Without the images, write out the whole listing exactly.

* begin Dataset extract *

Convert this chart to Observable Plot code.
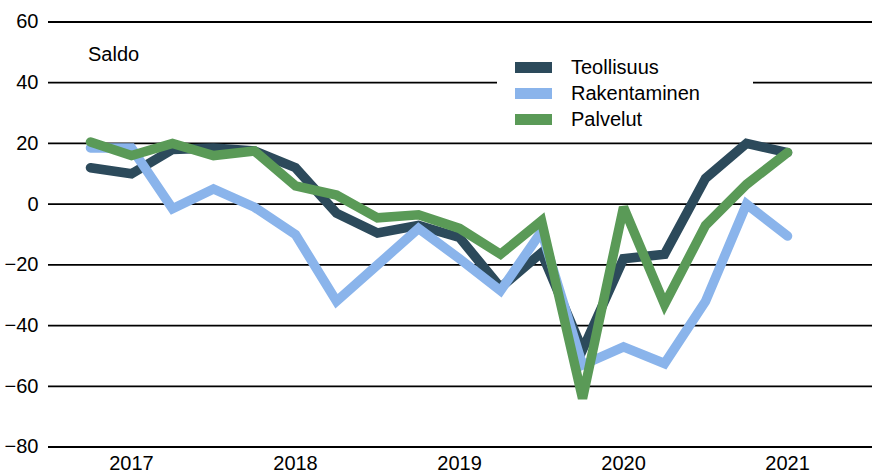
<!DOCTYPE html>
<html>
<head>
<meta charset="utf-8">
<script src="https://cdn.jsdelivr.net/npm/d3@7"></script>
<script src="https://cdn.jsdelivr.net/npm/@observablehq/plot@0.6"></script>
<style>
  html, body { margin: 0; padding: 0; background: #fff; }
  #wrap { position: relative; width: 872px; height: 474px; font-family: "Liberation Sans", Arial, sans-serif; color: #000; }
  #saldo { position: absolute; left: 88px; top: 43px; font-size: 20px; line-height: 22px; }
  #legend { position: absolute; left: 497px; top: 50px; width: 256px; height: 84px; background: #fff; }
  .item { position: absolute; left: 0; height: 26px; width: 256px; }
  .sw { position: absolute; left: 18px; top: 8px; width: 37px; height: 11px; }
  .lt { position: absolute; left: 74px; top: 2px; font-size: 20px; line-height: 22px; white-space: nowrap; }
</style>
</head>
<body>
<div id="wrap"></div>
<script>
// Quarterly observations, 2016 Q4 – 2021 Q1
const quarters = ["2016Q4","2017Q1","2017Q2","2017Q3","2017Q4","2018Q1","2018Q2","2018Q3","2018Q4",
                  "2019Q1","2019Q2","2019Q3","2019Q4","2020Q1","2020Q2","2020Q3","2020Q4","2021Q1"];
const teollisuus   = [12, 10, 18, 18.5, 17.5, 12, -3, -9.5, -7, -11, -27.5, -16, -48, -18, -16.5, 8.5, 20, 17];
const rakentaminen = [18.5, 18.5, -1.5, 5, -1, -10, -32, -20, -8, -18, -28.5, -9, -53, -47, -52.5, -32, 0, -10.5];
const palvelut     = [20.5, 16, 20, 16, 17.5, 6, 3, -4.5, -3.5, -8, -16.5, -5.5, -64, -1, -33, -7, 6.5, 17];
const seriesNames  = ["Teollisuus", "Rakentaminen", "Palvelut"];
const seriesColors = ["#2c4a5b", "#8ab4eb", "#5a9a57"];
const yTicks = [-80, -60, -40, -20, 0, 20, 40, 60];
const xTicks = [2017, 2018, 2019, 2020, 2021];

const qx = q => +q.slice(0, 4) + (+q.slice(5) - 1) / 4;
const seriesValues = [teollisuus, rakentaminen, palvelut];
const data = seriesNames.flatMap((name, s) =>
  quarters.map((q, i) => ({ series: name, x: qx(q), value: seriesValues[s][i] })));

const chart = Plot.plot({
  width: 872,
  height: 474,
  marginLeft: 48,
  marginRight: 0,
  marginTop: 21.5,
  marginBottom: 27.5,
  style: { fontFamily: "Liberation Sans, Arial, sans-serif", fontSize: "20px", color: "#000", background: "#fff" },
  x: { domain: [2016.494, 2021.518] },
  y: { domain: [-80, 60] },
  color: { domain: seriesNames, range: seriesColors },
  marks: [
    Plot.ruleY(yTicks, { stroke: "#000", strokeWidth: 1.8 }),
    Plot.axisY(yTicks, { tickSize: 0, tickPadding: 10, fontSize: 20, label: null }),
    Plot.axisX(xTicks, { tickSize: 0, tickPadding: 9, fontSize: 20, label: null, tickFormat: d => String(d) }),
    ...seriesNames.map(name =>
      Plot.line(data.filter(d => d.series === name), {
        x: "x", y: "value", stroke: "series", strokeWidth: 9.5,
        strokeLinejoin: "miter", strokeMiterlimit: 3
      }))
  ]
});

const wrap = document.getElementById("wrap");
wrap.appendChild(chart);

const saldo = document.createElement("div");
saldo.id = "saldo";
saldo.textContent = "Saldo";
wrap.appendChild(saldo);

const legend = document.createElement("div");
legend.id = "legend";
seriesNames.forEach((name, i) => {
  const item = document.createElement("div");
  item.className = "item";
  item.style.top = (3.5 + i * 26.2) + "px";
  const sw = document.createElement("div");
  sw.className = "sw";
  sw.style.background = seriesColors[i];
  const lt = document.createElement("div");
  lt.className = "lt";
  lt.textContent = name;
  item.appendChild(sw);
  item.appendChild(lt);
  legend.appendChild(item);
});
wrap.appendChild(legend);
</script>
</body>
</html>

* end Dataset extract *

- [Solution to the problem]:
Convert this chart to Observable Plot code.
<!DOCTYPE html>
<html>
<head>
<meta charset="utf-8">
<script src="https://cdn.jsdelivr.net/npm/d3@7"></script>
<script src="https://cdn.jsdelivr.net/npm/@observablehq/plot@0.6"></script>
<style>
  html, body { margin: 0; padding: 0; background: #fff; }
  #wrap { position: relative; width: 872px; height: 474px; font-family: "Liberation Sans", Arial, sans-serif; color: #000; }
  #saldo { position: absolute; left: 88px; top: 43px; font-size: 20px; line-height: 22px; }
  #legend { position: absolute; left: 497px; top: 50px; width: 256px; height: 84px; background: #fff; }
  .item { position: absolute; left: 0; height: 26px; width: 256px; }
  .sw { position: absolute; left: 18px; top: 8px; width: 37px; height: 11px; }
  .lt { position: absolute; left: 74px; top: 2px; font-size: 20px; line-height: 22px; white-space: nowrap; }
</style>
</head>
<body>
<div id="wrap"></div>
<script>
// Quarterly observations, 2016 Q4 – 2021 Q1
const quarters = ["2016Q4","2017Q1","2017Q2","2017Q3","2017Q4","2018Q1","2018Q2","2018Q3","2018Q4",
                  "2019Q1","2019Q2","2019Q3","2019Q4","2020Q1","2020Q2","2020Q3","2020Q4","2021Q1"];
const teollisuus   = [12, 10, 18, 18.5, 17.5, 12, -3, -9.5, -7, -11, -27.5, -16, -48, -18, -16.5, 8.5, 20, 17];
const rakentaminen = [18.5, 18.5, -1.5, 5, -1, -10, -32, -20, -8, -18, -28.5, -9, -53, -47, -52.5, -32, 0, -10.5];
const palvelut     = [20.5, 16, 20, 16, 17.5, 6, 3, -4.5, -3.5, -8, -16.5, -5.5, -64, -1, -33, -7, 6.5, 17];
const seriesNames  = ["Teollisuus", "Rakentaminen", "Palvelut"];
const seriesColors = ["#2c4a5b", "#8ab4eb", "#5a9a57"];
const yTicks = [-80, -60, -40, -20, 0, 20, 40, 60];
const xTicks = [2017, 2018, 2019, 2020, 2021];

const qx = q => +q.slice(0, 4) + (+q.slice(5) - 1) / 4;
const seriesValues = [teollisuus, rakentaminen, palvelut];
const data = seriesNames.flatMap((name, s) =>
  quarters.map((q, i) => ({ series: name, x: qx(q), value: seriesValues[s][i] })));

const chart = Plot.plot({
  width: 872,
  height: 474,
  marginLeft: 48,
  marginRight: 0,
  marginTop: 21.5,
  marginBottom: 27.5,
  style: { fontFamily: "Liberation Sans, Arial, sans-serif", fontSize: "20px", color: "#000", background: "#fff" },
  x: { domain: [2016.494, 2021.518] },
  y: { domain: [-80, 60] },
  color: { domain: seriesNames, range: seriesColors },
  marks: [
    Plot.ruleY(yTicks, { stroke: "#000", strokeWidth: 1.8 }),
    Plot.axisY(yTicks, { tickSize: 0, tickPadding: 10, fontSize: 20, label: null }),
    Plot.axisX(xTicks, { tickSize: 0, tickPadding: 9, fontSize: 20, label: null, tickFormat: d => String(d) }),
    ...seriesNames.map(name =>
      Plot.line(data.filter(d => d.series === name), {
        x: "x", y: "value", stroke: "series", strokeWidth: 9.5,
        strokeLinejoin: "miter", strokeMiterlimit: 3
      }))
  ]
});

const wrap = document.getElementById("wrap");
wrap.appendChild(chart);

const saldo = document.createElement("div");
saldo.id = "saldo";
saldo.textContent = "Saldo";
wrap.appendChild(saldo);

const legend = document.createElement("div");
legend.id = "legend";
seriesNames.forEach((name, i) => {
  const item = document.createElement("div");
  item.className = "item";
  item.style.top = (3.5 + i * 26.2) + "px";
  const sw = document.createElement("div");
  sw.className = "sw";
  sw.style.background = seriesColors[i];
  const lt = document.createElement("div");
  lt.className = "lt";
  lt.textContent = name;
  item.appendChild(sw);
  item.appendChild(lt);
  legend.appendChild(item);
});
wrap.appendChild(legend);
</script>
</body>
</html>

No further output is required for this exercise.